The world's fastest man was conspicuous by his absence from the team's open training session at the University of Birmingham. Doubts over the defending champion's fitness have intensified since he was beaten by training partner Yohan Blake over 100 and 200m at the Jamaican trials at the end of June, while he withdrew from last Friday's Diamond League meeting in Monaco with a minor hamstring problem. Fellow sprinter Asafa Powell was also not at yesterday's training session, leaving some of the team's less heralded names to entertain the crowd of schoolchildren and students.
Ludlow Watts, Jamaica's team manager, said: "By the time he gets to the Olympics Bolt will be competition fit. Some times in your preparations there may be certain disruptions, but I believe that he's adequately prepared. He's training very well and by August 3 we will see the real Usain Bolt. I am not aware of any niggles at the moment. I believe he's okay."
Don Quarrie, the technical athletics manager, added: "He's 101% fit, he's ready. He has been working on the track here. His performances have been close to what he was doing in 2008 before the Olympics. That tells me he'll be ready to run in London."
A repeat of the sensation Bolt caused in Beijing, when he broke the 100 and 200m world records in taking double gold, is what organisers and spectators alike are hoping for, but, despite Quarrie's assurances, his performances so far this summer have suggested it is far from guaranteed. He is ranked second in the world behind Blake in both events, with season's bests of 9.76 seconds and 19.83secs. Four years ago he went into the Games with runs of 9.72 and 19.67.

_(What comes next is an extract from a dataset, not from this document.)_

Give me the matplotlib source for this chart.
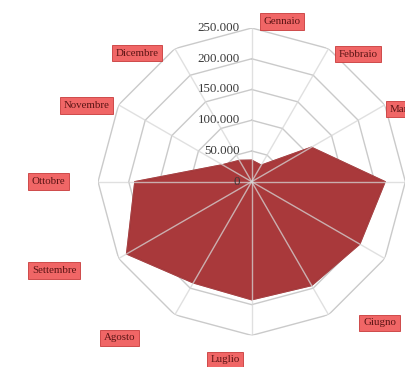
import numpy as np
import matplotlib
matplotlib.use("Agg")
import matplotlib.pyplot as plt
from matplotlib.transforms import offset_copy

# Monthly totals (thousands)
months = ["Gennaio", "Febbraio", "Marzo", "Aprile", "Maggio", "Giugno",
          "Luglio", "Agosto", "Settembre", "Ottobre", "Novembre", "Dicembre"]
values = [35, 31, 112, 217, 203, 195, 192, 190, 235, 190, 55, 40]

ring_levels = [0, 50, 100, 150, 200, 250]
ring_labels = ["0", "50.000", "100.000", "150.000", "200.000", "250.000"]

# Where each month label sits around the web (angle in degrees, radius)
label_pos = [(10.7, 265), (39.8, 270), (64.5, 274), (90, 330), (116, 370),
             (137.8, 310), (188.5, 293), (220.3, 333), (245.7, 352),
             (270, 331), (294.8, 296), (318.3, 280)]

serif = ["Liberation Serif", "DejaVu Serif"]

fig = plt.figure(figsize=(4.06, 3.67), dpi=100)
fig.patch.set_facecolor("white")
ax = fig.add_axes([0.2414, 0.0861, 0.7571, 0.8376], projection="polar")
ax.set_theta_zero_location("N")
ax.set_theta_direction(-1)
ax.set_ylim(0, 250)
ax.grid(False)
ax.set_xticks([])
ax.set_yticks([])
ax.spines["polar"].set_visible(False)
ax.patch.set_alpha(0)

n = len(months)
theta = np.arange(n) * 2 * np.pi / n
theta_c = np.append(theta, theta[0])

# Polygonal rings
for lev in ring_levels[1:]:
    ax.plot(theta_c, [lev] * (n + 1), color="#cacaca", lw=1.0, zorder=1)

# Filled series
vals_c = np.append(values, values[0])
ax.fill(theta_c, vals_c, facecolor="#a9393b", edgecolor="#8c2a2c",
        lw=1.0, zorder=2)
ax.plot(theta_c, vals_c, color="#c25456", lw=0.8, alpha=0.6, zorder=3)

# Spokes
for t in theta:
    ax.plot([t, t], [0, 250], color="#d6d6d6", lw=1.0, alpha=0.75, zorder=4)

# Value axis labels along the first spoke
tick_tr = offset_copy(ax.transData, fig=fig, x=-12, y=0, units="dots")
for lev, lab in zip(ring_levels, ring_labels):
    ax.text(0, lev, lab, transform=tick_tr, ha="right", va="center",
            fontsize=9.4, family=serif, color="#3a3a3a", zorder=5)

# Month labels in boxes
for name, (ang, rad) in zip(months, label_pos):
    ax.text(np.deg2rad(ang), rad, name, ha="center", va="center",
            fontsize=7.8, family=serif, color="#5a1414", zorder=6,
            clip_on=False,
            bbox=dict(boxstyle="square,pad=0.35", facecolor="#f06666",
                      edgecolor="#c83a3a", lw=0.6))

fig.savefig("out.png", dpi=100)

His showdown with his training partner, good friend and fierce rival Blake is perhaps the most eagerly anticipated encounter of the Games, but Jamaica's men's team captain Michael Frater still fancies the main man to come out on top when it matters.
Asked who he thought would win the 100m, Frater, a member of the sprint relay team which will be red-hot favourites for gold, said: "That's a difficult one to say. Usain Bolt is something phenomenal. I wouldn't bet against him."